For more guidance on analyzing and preparing your datasets, see Data Preparation and Feature Engineering for Machine Learning.

Predictions vs. actions

There's no value in predicting something if you can't turn the prediction into an action that helps users. That is, your product should take action from the model's output.

For example, a model that predicts whether a user will find a video useful should feed into an app that recommends useful videos. A model that predicts whether it will rain should feed into a weather app.

Check Your Understanding

Based on the following scenario, determine if using ML is the best approach to the problem.

An engineering team at a large organization is responsible for managing incoming phone calls.

The goal: To inform callers how long they'll wait on hold given the current call volume.

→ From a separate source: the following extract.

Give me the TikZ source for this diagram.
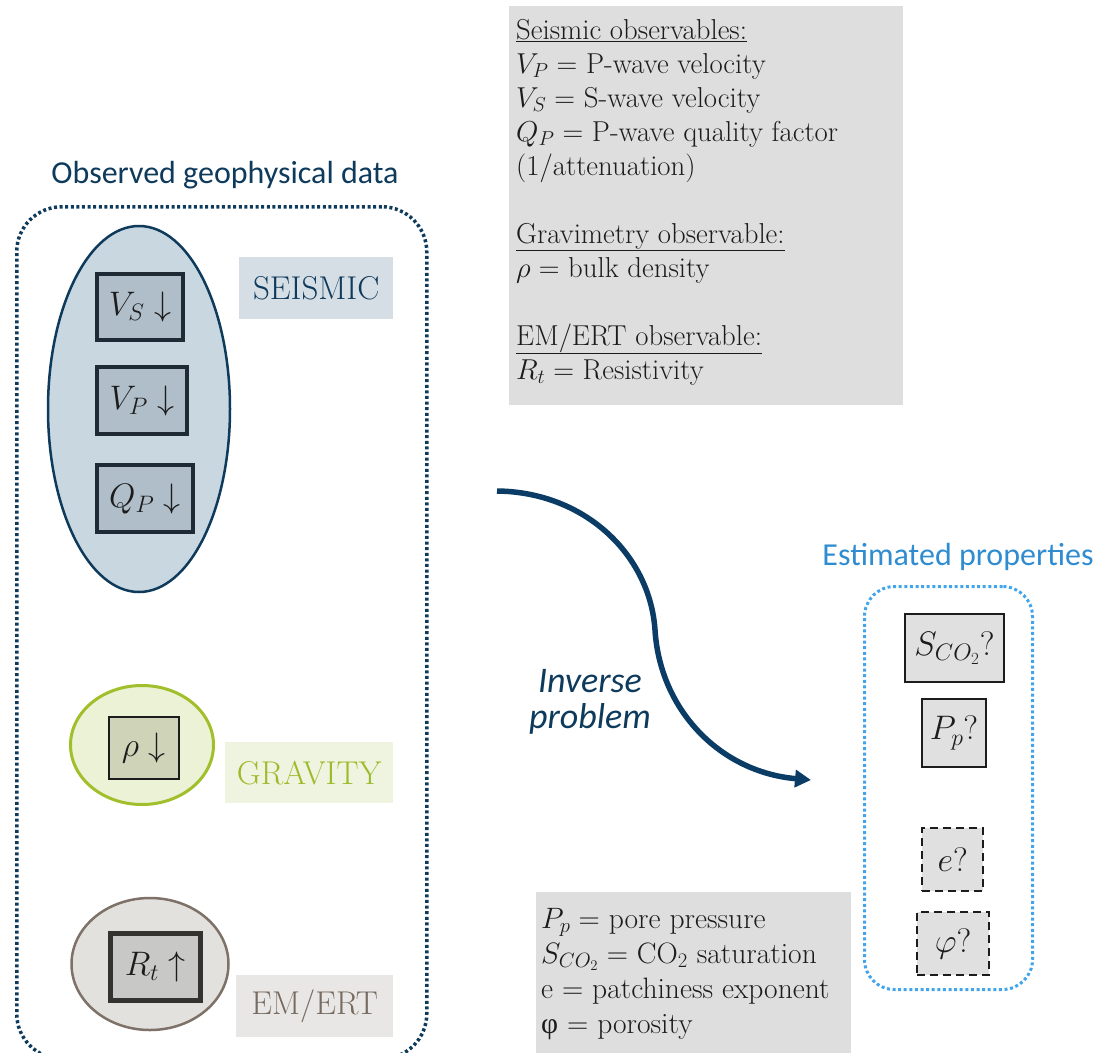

They don't have any solution in place, but they think a heuristic would be to divide the current number of customers on hold by the number of employees answering phones, and then multiply by 10 minutes. However, they know that some customers have their issues resolved in two minutes, while others can take up to 45 minutes or longer.

Their heuristic probably won't get them a precise enough number. They can create a dataset with the following columns: number_of_callcenter_phones, user_issue, time_to_resolve, call_time, time_on_hold.

Use ML. The engineering team has a clearly defined goal. Their heuristic won't be good enough for their use case. The dataset appears to have predictive features for the label, time_on_hold.
Don't use ML. Although they have a clearly defined goal, they should implement and optimize a non-ML solution first. Also, their dataset doesn't appear to contain enough features with predictive power.